• REQUIREMENTS:
Transcribe every entry word for word. Skip the pictures.

• DATA PROVIDED:

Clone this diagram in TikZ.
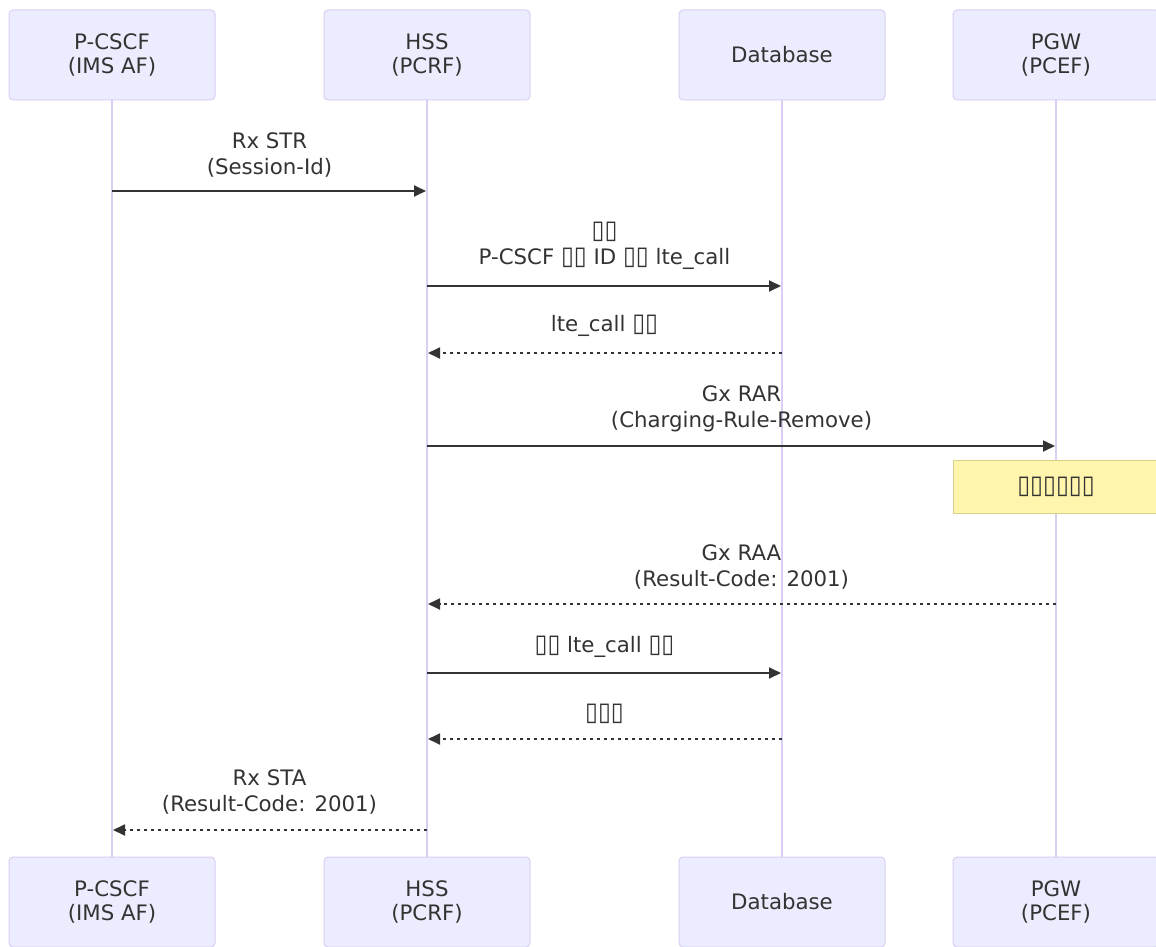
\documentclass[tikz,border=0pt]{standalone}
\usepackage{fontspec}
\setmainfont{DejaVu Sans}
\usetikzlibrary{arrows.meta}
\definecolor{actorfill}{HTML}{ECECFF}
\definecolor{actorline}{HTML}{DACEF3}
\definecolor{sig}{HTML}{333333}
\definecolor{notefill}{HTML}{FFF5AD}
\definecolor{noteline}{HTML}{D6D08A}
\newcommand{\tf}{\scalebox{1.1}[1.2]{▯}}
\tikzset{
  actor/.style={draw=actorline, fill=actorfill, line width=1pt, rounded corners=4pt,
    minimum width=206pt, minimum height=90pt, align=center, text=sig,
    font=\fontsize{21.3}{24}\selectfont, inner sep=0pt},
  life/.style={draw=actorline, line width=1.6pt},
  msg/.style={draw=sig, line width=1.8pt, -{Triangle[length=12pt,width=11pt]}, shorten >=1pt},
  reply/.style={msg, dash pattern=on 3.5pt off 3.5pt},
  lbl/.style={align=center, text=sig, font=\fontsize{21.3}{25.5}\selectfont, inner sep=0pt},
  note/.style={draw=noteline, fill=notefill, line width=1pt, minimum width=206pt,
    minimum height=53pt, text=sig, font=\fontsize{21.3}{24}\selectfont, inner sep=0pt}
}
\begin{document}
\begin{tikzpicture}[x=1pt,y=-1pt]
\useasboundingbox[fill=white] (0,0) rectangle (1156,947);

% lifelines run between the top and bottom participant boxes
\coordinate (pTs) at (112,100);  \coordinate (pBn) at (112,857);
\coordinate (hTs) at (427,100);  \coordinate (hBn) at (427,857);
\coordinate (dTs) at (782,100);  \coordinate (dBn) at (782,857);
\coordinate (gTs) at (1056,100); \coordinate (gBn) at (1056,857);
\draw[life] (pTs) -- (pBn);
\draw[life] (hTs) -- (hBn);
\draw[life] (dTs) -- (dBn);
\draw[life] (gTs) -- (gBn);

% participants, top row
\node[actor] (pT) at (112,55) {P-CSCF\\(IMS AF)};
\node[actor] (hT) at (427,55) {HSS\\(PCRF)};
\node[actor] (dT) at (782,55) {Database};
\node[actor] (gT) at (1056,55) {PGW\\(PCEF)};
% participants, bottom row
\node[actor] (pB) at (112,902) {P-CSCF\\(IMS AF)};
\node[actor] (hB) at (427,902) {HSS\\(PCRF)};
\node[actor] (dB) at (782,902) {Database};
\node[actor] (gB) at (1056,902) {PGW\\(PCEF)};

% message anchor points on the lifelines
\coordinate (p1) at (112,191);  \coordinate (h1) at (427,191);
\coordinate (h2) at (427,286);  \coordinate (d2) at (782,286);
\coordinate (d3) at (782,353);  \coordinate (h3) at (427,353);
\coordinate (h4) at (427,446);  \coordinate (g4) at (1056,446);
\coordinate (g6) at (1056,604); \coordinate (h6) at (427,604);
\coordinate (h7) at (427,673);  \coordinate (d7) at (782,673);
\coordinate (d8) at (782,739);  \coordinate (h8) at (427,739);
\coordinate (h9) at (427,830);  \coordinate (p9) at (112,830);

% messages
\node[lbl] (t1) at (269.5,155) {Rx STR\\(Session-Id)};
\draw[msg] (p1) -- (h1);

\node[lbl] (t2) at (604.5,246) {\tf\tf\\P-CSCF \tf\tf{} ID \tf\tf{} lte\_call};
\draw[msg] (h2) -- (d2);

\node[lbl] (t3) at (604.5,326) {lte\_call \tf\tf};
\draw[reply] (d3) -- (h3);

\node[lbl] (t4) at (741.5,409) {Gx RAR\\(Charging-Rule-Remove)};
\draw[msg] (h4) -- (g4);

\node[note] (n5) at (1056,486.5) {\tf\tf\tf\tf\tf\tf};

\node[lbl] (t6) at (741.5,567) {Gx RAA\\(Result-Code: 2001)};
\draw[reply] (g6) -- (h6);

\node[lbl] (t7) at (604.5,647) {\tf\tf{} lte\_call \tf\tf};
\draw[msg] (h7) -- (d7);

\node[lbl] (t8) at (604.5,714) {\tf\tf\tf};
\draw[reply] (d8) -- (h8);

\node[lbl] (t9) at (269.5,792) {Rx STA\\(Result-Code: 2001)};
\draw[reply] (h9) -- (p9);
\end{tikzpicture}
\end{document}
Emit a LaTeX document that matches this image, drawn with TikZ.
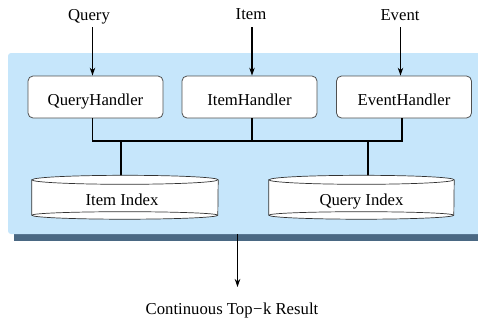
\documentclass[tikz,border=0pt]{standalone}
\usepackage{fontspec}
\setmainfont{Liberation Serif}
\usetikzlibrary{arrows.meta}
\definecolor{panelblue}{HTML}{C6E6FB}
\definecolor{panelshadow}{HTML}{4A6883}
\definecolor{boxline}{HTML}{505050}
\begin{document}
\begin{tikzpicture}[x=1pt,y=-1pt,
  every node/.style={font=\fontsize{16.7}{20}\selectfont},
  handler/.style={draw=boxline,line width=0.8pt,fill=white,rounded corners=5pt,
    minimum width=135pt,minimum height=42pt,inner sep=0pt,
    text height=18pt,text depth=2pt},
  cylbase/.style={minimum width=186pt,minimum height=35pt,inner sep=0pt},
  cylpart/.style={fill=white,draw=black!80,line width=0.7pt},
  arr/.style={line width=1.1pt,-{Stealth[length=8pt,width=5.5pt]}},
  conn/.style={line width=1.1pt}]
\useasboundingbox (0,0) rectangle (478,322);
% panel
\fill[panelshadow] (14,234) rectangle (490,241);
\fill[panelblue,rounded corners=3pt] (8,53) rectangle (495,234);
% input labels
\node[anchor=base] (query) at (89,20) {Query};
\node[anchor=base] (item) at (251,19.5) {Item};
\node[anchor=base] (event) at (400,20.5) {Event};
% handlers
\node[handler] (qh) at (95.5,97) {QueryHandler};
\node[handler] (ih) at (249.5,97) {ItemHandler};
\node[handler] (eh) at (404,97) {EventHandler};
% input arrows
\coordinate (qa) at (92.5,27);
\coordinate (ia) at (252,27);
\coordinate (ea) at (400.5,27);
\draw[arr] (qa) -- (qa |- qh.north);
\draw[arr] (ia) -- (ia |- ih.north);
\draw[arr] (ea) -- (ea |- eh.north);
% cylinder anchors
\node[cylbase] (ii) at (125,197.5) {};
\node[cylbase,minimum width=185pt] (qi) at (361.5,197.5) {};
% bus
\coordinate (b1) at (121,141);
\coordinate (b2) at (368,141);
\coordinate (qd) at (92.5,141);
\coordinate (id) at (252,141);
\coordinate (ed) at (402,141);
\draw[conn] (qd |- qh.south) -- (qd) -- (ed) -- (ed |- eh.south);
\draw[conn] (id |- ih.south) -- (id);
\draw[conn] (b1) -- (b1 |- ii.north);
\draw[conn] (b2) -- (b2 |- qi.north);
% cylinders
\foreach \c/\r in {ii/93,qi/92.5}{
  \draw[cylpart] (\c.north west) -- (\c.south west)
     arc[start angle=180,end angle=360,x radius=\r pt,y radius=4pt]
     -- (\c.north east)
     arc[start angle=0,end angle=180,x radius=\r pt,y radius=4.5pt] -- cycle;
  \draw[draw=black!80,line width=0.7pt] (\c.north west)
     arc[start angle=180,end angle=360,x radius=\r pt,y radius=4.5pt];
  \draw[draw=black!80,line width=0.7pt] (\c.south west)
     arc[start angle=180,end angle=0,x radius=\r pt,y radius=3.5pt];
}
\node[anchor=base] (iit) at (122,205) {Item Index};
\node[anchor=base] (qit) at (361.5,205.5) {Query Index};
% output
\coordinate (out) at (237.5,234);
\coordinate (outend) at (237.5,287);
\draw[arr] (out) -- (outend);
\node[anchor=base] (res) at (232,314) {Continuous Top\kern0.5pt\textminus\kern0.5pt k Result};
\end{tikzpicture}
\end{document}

• IN RESPONSE:
Clone this diagram in TikZ.
\documentclass[tikz,border=0pt]{standalone}
\usepackage{fontspec}
\setmainfont{DejaVu Sans}
\usetikzlibrary{arrows.meta}
\definecolor{actorfill}{HTML}{ECECFF}
\definecolor{actorline}{HTML}{DACEF3}
\definecolor{sig}{HTML}{333333}
\definecolor{notefill}{HTML}{FFF5AD}
\definecolor{noteline}{HTML}{D6D08A}
\newcommand{\tf}{\scalebox{1.1}[1.2]{▯}}
\tikzset{
  actor/.style={draw=actorline, fill=actorfill, line width=1pt, rounded corners=4pt,
    minimum width=206pt, minimum height=90pt, align=center, text=sig,
    font=\fontsize{21.3}{24}\selectfont, inner sep=0pt},
  life/.style={draw=actorline, line width=1.6pt},
  msg/.style={draw=sig, line width=1.8pt, -{Triangle[length=12pt,width=11pt]}, shorten >=1pt},
  reply/.style={msg, dash pattern=on 3.5pt off 3.5pt},
  lbl/.style={align=center, text=sig, font=\fontsize{21.3}{25.5}\selectfont, inner sep=0pt},
  note/.style={draw=noteline, fill=notefill, line width=1pt, minimum width=206pt,
    minimum height=53pt, text=sig, font=\fontsize{21.3}{24}\selectfont, inner sep=0pt}
}
\begin{document}
\begin{tikzpicture}[x=1pt,y=-1pt]
\useasboundingbox[fill=white] (0,0) rectangle (1156,947);

% lifelines run between the top and bottom participant boxes
\coordinate (pTs) at (112,100);  \coordinate (pBn) at (112,857);
\coordinate (hTs) at (427,100);  \coordinate (hBn) at (427,857);
\coordinate (dTs) at (782,100);  \coordinate (dBn) at (782,857);
\coordinate (gTs) at (1056,100); \coordinate (gBn) at (1056,857);
\draw[life] (pTs) -- (pBn);
\draw[life] (hTs) -- (hBn);
\draw[life] (dTs) -- (dBn);
\draw[life] (gTs) -- (gBn);

% participants, top row
\node[actor] (pT) at (112,55) {P-CSCF\\(IMS AF)};
\node[actor] (hT) at (427,55) {HSS\\(PCRF)};
\node[actor] (dT) at (782,55) {Database};
\node[actor] (gT) at (1056,55) {PGW\\(PCEF)};
% participants, bottom row
\node[actor] (pB) at (112,902) {P-CSCF\\(IMS AF)};
\node[actor] (hB) at (427,902) {HSS\\(PCRF)};
\node[actor] (dB) at (782,902) {Database};
\node[actor] (gB) at (1056,902) {PGW\\(PCEF)};

% message anchor points on the lifelines
\coordinate (p1) at (112,191);  \coordinate (h1) at (427,191);
\coordinate (h2) at (427,286);  \coordinate (d2) at (782,286);
\coordinate (d3) at (782,353);  \coordinate (h3) at (427,353);
\coordinate (h4) at (427,446);  \coordinate (g4) at (1056,446);
\coordinate (g6) at (1056,604); \coordinate (h6) at (427,604);
\coordinate (h7) at (427,673);  \coordinate (d7) at (782,673);
\coordinate (d8) at (782,739);  \coordinate (h8) at (427,739);
\coordinate (h9) at (427,830);  \coordinate (p9) at (112,830);

% messages
\node[lbl] (t1) at (269.5,155) {Rx STR\\(Session-Id)};
\draw[msg] (p1) -- (h1);

\node[lbl] (t2) at (604.5,246) {\tf\tf\\P-CSCF \tf\tf{} ID \tf\tf{} lte\_call};
\draw[msg] (h2) -- (d2);

\node[lbl] (t3) at (604.5,326) {lte\_call \tf\tf};
\draw[reply] (d3) -- (h3);

\node[lbl] (t4) at (741.5,409) {Gx RAR\\(Charging-Rule-Remove)};
\draw[msg] (h4) -- (g4);

\node[note] (n5) at (1056,486.5) {\tf\tf\tf\tf\tf\tf};

\node[lbl] (t6) at (741.5,567) {Gx RAA\\(Result-Code: 2001)};
\draw[reply] (g6) -- (h6);

\node[lbl] (t7) at (604.5,647) {\tf\tf{} lte\_call \tf\tf};
\draw[msg] (h7) -- (d7);

\node[lbl] (t8) at (604.5,714) {\tf\tf\tf};
\draw[reply] (d8) -- (h8);

\node[lbl] (t9) at (269.5,792) {Rx STA\\(Result-Code: 2001)};
\draw[reply] (h9) -- (p9);
\end{tikzpicture}
\end{document}
Emit a LaTeX document that matches this image, drawn with TikZ.
\documentclass[tikz,border=0pt]{standalone}
\usepackage{fontspec}
\setmainfont{Liberation Serif}
\usetikzlibrary{arrows.meta}
\definecolor{panelblue}{HTML}{C6E6FB}
\definecolor{panelshadow}{HTML}{4A6883}
\definecolor{boxline}{HTML}{505050}
\begin{document}
\begin{tikzpicture}[x=1pt,y=-1pt,
  every node/.style={font=\fontsize{16.7}{20}\selectfont},
  handler/.style={draw=boxline,line width=0.8pt,fill=white,rounded corners=5pt,
    minimum width=135pt,minimum height=42pt,inner sep=0pt,
    text height=18pt,text depth=2pt},
  cylbase/.style={minimum width=186pt,minimum height=35pt,inner sep=0pt},
  cylpart/.style={fill=white,draw=black!80,line width=0.7pt},
  arr/.style={line width=1.1pt,-{Stealth[length=8pt,width=5.5pt]}},
  conn/.style={line width=1.1pt}]
\useasboundingbox (0,0) rectangle (478,322);
% panel
\fill[panelshadow] (14,234) rectangle (490,241);
\fill[panelblue,rounded corners=3pt] (8,53) rectangle (495,234);
% input labels
\node[anchor=base] (query) at (89,20) {Query};
\node[anchor=base] (item) at (251,19.5) {Item};
\node[anchor=base] (event) at (400,20.5) {Event};
% handlers
\node[handler] (qh) at (95.5,97) {QueryHandler};
\node[handler] (ih) at (249.5,97) {ItemHandler};
\node[handler] (eh) at (404,97) {EventHandler};
% input arrows
\coordinate (qa) at (92.5,27);
\coordinate (ia) at (252,27);
\coordinate (ea) at (400.5,27);
\draw[arr] (qa) -- (qa |- qh.north);
\draw[arr] (ia) -- (ia |- ih.north);
\draw[arr] (ea) -- (ea |- eh.north);
% cylinder anchors
\node[cylbase] (ii) at (125,197.5) {};
\node[cylbase,minimum width=185pt] (qi) at (361.5,197.5) {};
% bus
\coordinate (b1) at (121,141);
\coordinate (b2) at (368,141);
\coordinate (qd) at (92.5,141);
\coordinate (id) at (252,141);
\coordinate (ed) at (402,141);
\draw[conn] (qd |- qh.south) -- (qd) -- (ed) -- (ed |- eh.south);
\draw[conn] (id |- ih.south) -- (id);
\draw[conn] (b1) -- (b1 |- ii.north);
\draw[conn] (b2) -- (b2 |- qi.north);
% cylinders
\foreach \c/\r in {ii/93,qi/92.5}{
  \draw[cylpart] (\c.north west) -- (\c.south west)
     arc[start angle=180,end angle=360,x radius=\r pt,y radius=4pt]
     -- (\c.north east)
     arc[start angle=0,end angle=180,x radius=\r pt,y radius=4.5pt] -- cycle;
  \draw[draw=black!80,line width=0.7pt] (\c.north west)
     arc[start angle=180,end angle=360,x radius=\r pt,y radius=4.5pt];
  \draw[draw=black!80,line width=0.7pt] (\c.south west)
     arc[start angle=180,end angle=0,x radius=\r pt,y radius=3.5pt];
}
\node[anchor=base] (iit) at (122,205) {Item Index};
\node[anchor=base] (qit) at (361.5,205.5) {Query Index};
% output
\coordinate (out) at (237.5,234);
\coordinate (outend) at (237.5,287);
\draw[arr] (out) -- (outend);
\node[anchor=base] (res) at (232,314) {Continuous Top\kern0.5pt\textminus\kern0.5pt k Result};
\end{tikzpicture}
\end{document}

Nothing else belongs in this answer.